- _Request_
Transcribe all of the data exactly. Omit the pictures.

- _Data lines_

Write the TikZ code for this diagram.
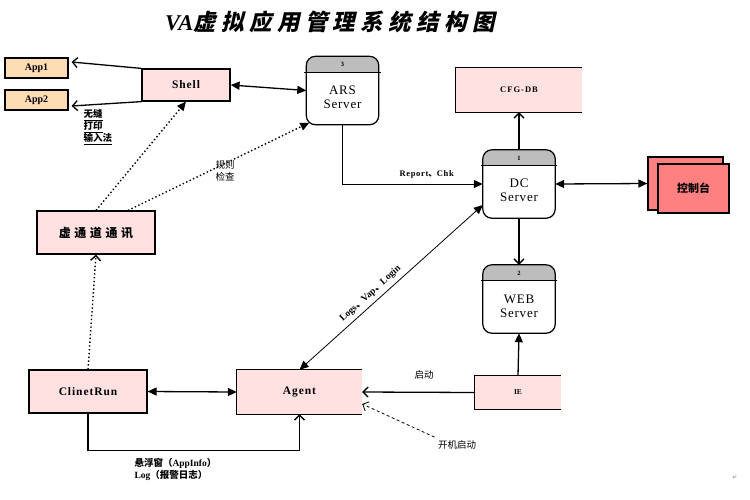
\documentclass[tikz,border=0pt]{standalone}
\usepackage{fontspec}
\usepackage{tikz}
\usetikzlibrary{arrows.meta,calc}
\setmainfont{Liberation Serif}
\newfontfamily\cjk{Noto Sans CJK SC}
\newfontfamily\cjkslant{Noto Sans CJK SC}[FakeSlant=0.22,LetterSpace=24]
\newfontfamily\symb{DejaVu Sans}
\definecolor{pinkbg}{HTML}{FFE1E1}
\definecolor{appbg}{HTML}{FDDDB4}
\definecolor{ctrlbg}{HTML}{FF8080}
\definecolor{hdrgray}{HTML}{BDBDBD}

\begin{document}
\begin{tikzpicture}[x = 1pt, y = -1pt,
	box/.style = {draw, line width = 1.2pt, fill = pinkbg, inner sep = 0pt},
	openbox/.style = {fill = pinkbg, inner sep = 0pt},
	appbox/.style = {box, fill = appbg, minimum width = 63pt, minimum height = 20pt, font = \bfseries\fontsize{10}{12}\selectfont},
	server/.style = {minimum width = 72pt, minimum height = 68pt, inner sep = 0pt},
	srvtext/.style = {align = center, font = \fontsize{13}{14}\selectfont\addfontfeatures{LetterSpace = 6}},
	boldlbl/.style = {font = \bfseries\fontsize{11.5}{13}\selectfont\addfontfeatures{LetterSpace = 8}},
	cjklbl/.style = {font = \cjk\bfseries\fontsize{12}{14}\selectfont\addfontfeatures{LetterSpace = 30}},
	note/.style = {font = \cjk\fontsize{9.5}{11.5}\selectfont},
	fillend/.style = {-{Triangle[length = 9pt, width = 8pt]}},
	fillboth/.style = {{Triangle[length = 9pt, width = 8pt]}-{Triangle[length = 9pt, width = 8pt]}},
	openend/.style = {-{Straight Barb[length = 5pt, width = 10pt]}},
	thickln/.style = {line width = 1.3pt},
	thinln/.style = {line width = 0.8pt},
	dotln/.style = {line width = 1.4pt, dash pattern = on 1.4pt off 2.4pt},
	dashln/.style = {line width = 0.8pt, dash pattern = on 3pt off 2.5pt}]

	\useasboundingbox (0,0) rectangle (750,499);

	\node[font = \bfseries\itshape\fontsize{22.5}{25}\selectfont] (title) at (330,22) {VA{\cjkslant\bfseries\upshape 虚拟应用管理系统结构图}};

	\node[appbox] (app1) at (36.5,68) {App1};
	\node[appbox] (app2) at (36.5,100) {App2};
	\node[box, boldlbl, minimum width = 88pt, minimum height = 32pt] (shell) at (186,85) {Shell};

	\node[server, label = {[srvtext, yshift = -7pt]center:ARS\\Server}] (ars) at (342.5,90.5) {};
	\node[server, label = {[srvtext, yshift = -6pt]center:DC\\Server}] (dc) at (519,184) {};
	\node[server, label = {[srvtext, yshift = -7pt]center:WEB\\Server}] (web) at (519,299) {};

	\node[openbox, minimum width = 126pt, minimum height = 44pt, font = \bfseries\fontsize{8.5}{10}\selectfont\addfontfeatures{LetterSpace = 12}] (cfg) at (519,90) {CFG-DB};
	\node[box, fill = ctrlbg, minimum width = 75pt, minimum height = 53pt] (ctrlb) at (685.5,183.5) {};
	\node[box, fill = ctrlbg, minimum width = 71pt, minimum height = 49pt, font = \cjk\bfseries\fontsize{11}{13}\selectfont] (ctrl) at (693.5,188.5) {控制台};

	\node[box, cjklbl, minimum width = 118pt, minimum height = 43pt] (vtc) at (96,232.5) {虚通道通讯};
	\node[box, boldlbl, minimum width = 118pt, minimum height = 43pt] (clinet) at (88,391.5) {ClinetRun};
	\node[openbox, boldlbl, minimum width = 125pt, minimum height = 44pt] (agent) at (299.5,392) {Agent};
	\node[openbox, minimum width = 86pt, minimum height = 33pt, font = \bfseries\fontsize{7.5}{9}\selectfont] (ie) at (518,392.5) {IE};

	\foreach \b in {cfg,agent,ie}
		\draw[line width = 1.2pt] (\b.north east) -- (\b.north west) -- (\b.south west) -- (\b.south east);

	\foreach \s/\n in {ars/3,dc/1,web/2}{
		\begin{scope}
			\clip[rounded corners = 9pt] (\s.north west) rectangle (\s.south east);
			\fill[hdrgray] (\s.north west) rectangle ([yshift = -16pt]\s.north east);
		\end{scope}
		\draw[line width = 1.2pt] ([xshift = -2pt, yshift = -16pt]\s.north west) -- ([xshift = 2pt, yshift = -16pt]\s.north east);
		\node[font = \bfseries\fontsize{6.5}{7}\selectfont] at ([yshift = -8.5pt]\s.north) {\n};
		\draw[line width = 1.2pt, rounded corners = 9pt] (\s.north west) rectangle (\s.south east);
	}

	\node[note, font = \cjk\bfseries\fontsize{9.5}{11}\selectfont, align = left, anchor = north west] (seam) at (80,106) {\underline{无缝}\\\underline{打印}\\\underline{输入法}};
	\node[note, align = center] (rule) at (225,171) {规则\\检查};
	\node[note] (boot) at (457,445) {开机启动};
	\node[font = \bfseries\fontsize{9.5}{11.5}\selectfont, align = left, anchor = north west] (float) at (131,455) {{\cjk 悬浮窗（}AppInfo{\cjk ）}\\Log{\cjk （报警日志）}};
	\node[font = \symb\fontsize{6}{7}\selectfont, text = gray] (pm) at (735,478) {↵};

	\draw[thickln, openend] (shell.north west) -- ([xshift = 3pt, yshift = 6pt]app1.east);
	\draw[thickln, openend] (shell.south west) -- ([xshift = 3pt, yshift = -6pt]app2.east);
	\draw[thickln, fillboth] (shell.east) -- (ars.west);
	\draw[thinln, fillend] (ars.south) |- (dc.west) node[pos = 0.8, above = 2pt, font = \bfseries\fontsize{8.5}{10}\selectfont\addfontfeatures{LetterSpace = 8}] {Report{\cjk 、}Chk};
	\draw[thickln, openend] (dc.north) -- (cfg.south);
	\draw[thickln, fillboth] (dc.east) -- (ctrlb.west);
	\draw[thickln, openend] (dc.south) -- (web.north);
	\draw[thickln, fillend] (ie.north) -- (web.south);
	\draw[thickln, openend] (ie.west) -- (agent.east) node[pos = 0.45, above = 9pt, note] {启动};
	\draw[dashln, openend] (boot.north west) -- ([yshift = -12pt]agent.east);
	\draw[thinln, fillboth] (agent.north) -- ([yshift = -21pt]dc.west) node[pos = 0.42, sloped, above = 1pt, font = \bfseries\fontsize{9.5}{11}\selectfont] {Logs{\cjk 、}Vap{\cjk 、}Login};
	\draw[thickln, fillboth] (clinet.east) -- (agent.west);
	\draw[thickln, openend] (clinet.south) -- ++(0,37) -| (agent.south);
	\draw[dotln, openend] (clinet.north) -- (vtc.south);
	\draw[dotln, fillend] (vtc.north) -- (shell.south);
	\draw[dotln, fillend] ([xshift = 32pt]vtc.north) -- ([xshift = 3pt, yshift = 2pt]ars.south west);

\end{tikzpicture}
\end{document}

- _Answer_
Write the TikZ code for this diagram.
\documentclass[tikz,border=0pt]{standalone}
\usepackage{fontspec}
\usepackage{tikz}
\usetikzlibrary{arrows.meta,calc}
\setmainfont{Liberation Serif}
\newfontfamily\cjk{Noto Sans CJK SC}
\newfontfamily\cjkslant{Noto Sans CJK SC}[FakeSlant=0.22,LetterSpace=24]
\newfontfamily\symb{DejaVu Sans}
\definecolor{pinkbg}{HTML}{FFE1E1}
\definecolor{appbg}{HTML}{FDDDB4}
\definecolor{ctrlbg}{HTML}{FF8080}
\definecolor{hdrgray}{HTML}{BDBDBD}

\begin{document}
\begin{tikzpicture}[x = 1pt, y = -1pt,
	box/.style = {draw, line width = 1.2pt, fill = pinkbg, inner sep = 0pt},
	openbox/.style = {fill = pinkbg, inner sep = 0pt},
	appbox/.style = {box, fill = appbg, minimum width = 63pt, minimum height = 20pt, font = \bfseries\fontsize{10}{12}\selectfont},
	server/.style = {minimum width = 72pt, minimum height = 68pt, inner sep = 0pt},
	srvtext/.style = {align = center, font = \fontsize{13}{14}\selectfont\addfontfeatures{LetterSpace = 6}},
	boldlbl/.style = {font = \bfseries\fontsize{11.5}{13}\selectfont\addfontfeatures{LetterSpace = 8}},
	cjklbl/.style = {font = \cjk\bfseries\fontsize{12}{14}\selectfont\addfontfeatures{LetterSpace = 30}},
	note/.style = {font = \cjk\fontsize{9.5}{11.5}\selectfont},
	fillend/.style = {-{Triangle[length = 9pt, width = 8pt]}},
	fillboth/.style = {{Triangle[length = 9pt, width = 8pt]}-{Triangle[length = 9pt, width = 8pt]}},
	openend/.style = {-{Straight Barb[length = 5pt, width = 10pt]}},
	thickln/.style = {line width = 1.3pt},
	thinln/.style = {line width = 0.8pt},
	dotln/.style = {line width = 1.4pt, dash pattern = on 1.4pt off 2.4pt},
	dashln/.style = {line width = 0.8pt, dash pattern = on 3pt off 2.5pt}]

	\useasboundingbox (0,0) rectangle (750,499);

	\node[font = \bfseries\itshape\fontsize{22.5}{25}\selectfont] (title) at (330,22) {VA{\cjkslant\bfseries\upshape 虚拟应用管理系统结构图}};

	\node[appbox] (app1) at (36.5,68) {App1};
	\node[appbox] (app2) at (36.5,100) {App2};
	\node[box, boldlbl, minimum width = 88pt, minimum height = 32pt] (shell) at (186,85) {Shell};

	\node[server, label = {[srvtext, yshift = -7pt]center:ARS\\Server}] (ars) at (342.5,90.5) {};
	\node[server, label = {[srvtext, yshift = -6pt]center:DC\\Server}] (dc) at (519,184) {};
	\node[server, label = {[srvtext, yshift = -7pt]center:WEB\\Server}] (web) at (519,299) {};

	\node[openbox, minimum width = 126pt, minimum height = 44pt, font = \bfseries\fontsize{8.5}{10}\selectfont\addfontfeatures{LetterSpace = 12}] (cfg) at (519,90) {CFG-DB};
	\node[box, fill = ctrlbg, minimum width = 75pt, minimum height = 53pt] (ctrlb) at (685.5,183.5) {};
	\node[box, fill = ctrlbg, minimum width = 71pt, minimum height = 49pt, font = \cjk\bfseries\fontsize{11}{13}\selectfont] (ctrl) at (693.5,188.5) {控制台};

	\node[box, cjklbl, minimum width = 118pt, minimum height = 43pt] (vtc) at (96,232.5) {虚通道通讯};
	\node[box, boldlbl, minimum width = 118pt, minimum height = 43pt] (clinet) at (88,391.5) {ClinetRun};
	\node[openbox, boldlbl, minimum width = 125pt, minimum height = 44pt] (agent) at (299.5,392) {Agent};
	\node[openbox, minimum width = 86pt, minimum height = 33pt, font = \bfseries\fontsize{7.5}{9}\selectfont] (ie) at (518,392.5) {IE};

	\foreach \b in {cfg,agent,ie}
		\draw[line width = 1.2pt] (\b.north east) -- (\b.north west) -- (\b.south west) -- (\b.south east);

	\foreach \s/\n in {ars/3,dc/1,web/2}{
		\begin{scope}
			\clip[rounded corners = 9pt] (\s.north west) rectangle (\s.south east);
			\fill[hdrgray] (\s.north west) rectangle ([yshift = -16pt]\s.north east);
		\end{scope}
		\draw[line width = 1.2pt] ([xshift = -2pt, yshift = -16pt]\s.north west) -- ([xshift = 2pt, yshift = -16pt]\s.north east);
		\node[font = \bfseries\fontsize{6.5}{7}\selectfont] at ([yshift = -8.5pt]\s.north) {\n};
		\draw[line width = 1.2pt, rounded corners = 9pt] (\s.north west) rectangle (\s.south east);
	}

	\node[note, font = \cjk\bfseries\fontsize{9.5}{11}\selectfont, align = left, anchor = north west] (seam) at (80,106) {\underline{无缝}\\\underline{打印}\\\underline{输入法}};
	\node[note, align = center] (rule) at (225,171) {规则\\检查};
	\node[note] (boot) at (457,445) {开机启动};
	\node[font = \bfseries\fontsize{9.5}{11.5}\selectfont, align = left, anchor = north west] (float) at (131,455) {{\cjk 悬浮窗（}AppInfo{\cjk ）}\\Log{\cjk （报警日志）}};
	\node[font = \symb\fontsize{6}{7}\selectfont, text = gray] (pm) at (735,478) {↵};

	\draw[thickln, openend] (shell.north west) -- ([xshift = 3pt, yshift = 6pt]app1.east);
	\draw[thickln, openend] (shell.south west) -- ([xshift = 3pt, yshift = -6pt]app2.east);
	\draw[thickln, fillboth] (shell.east) -- (ars.west);
	\draw[thinln, fillend] (ars.south) |- (dc.west) node[pos = 0.8, above = 2pt, font = \bfseries\fontsize{8.5}{10}\selectfont\addfontfeatures{LetterSpace = 8}] {Report{\cjk 、}Chk};
	\draw[thickln, openend] (dc.north) -- (cfg.south);
	\draw[thickln, fillboth] (dc.east) -- (ctrlb.west);
	\draw[thickln, openend] (dc.south) -- (web.north);
	\draw[thickln, fillend] (ie.north) -- (web.south);
	\draw[thickln, openend] (ie.west) -- (agent.east) node[pos = 0.45, above = 9pt, note] {启动};
	\draw[dashln, openend] (boot.north west) -- ([yshift = -12pt]agent.east);
	\draw[thinln, fillboth] (agent.north) -- ([yshift = -21pt]dc.west) node[pos = 0.42, sloped, above = 1pt, font = \bfseries\fontsize{9.5}{11}\selectfont] {Logs{\cjk 、}Vap{\cjk 、}Login};
	\draw[thickln, fillboth] (clinet.east) -- (agent.west);
	\draw[thickln, openend] (clinet.south) -- ++(0,37) -| (agent.south);
	\draw[dotln, openend] (clinet.north) -- (vtc.south);
	\draw[dotln, fillend] (vtc.north) -- (shell.south);
	\draw[dotln, fillend] ([xshift = 32pt]vtc.north) -- ([xshift = 3pt, yshift = 2pt]ars.south west);

\end{tikzpicture}
\end{document}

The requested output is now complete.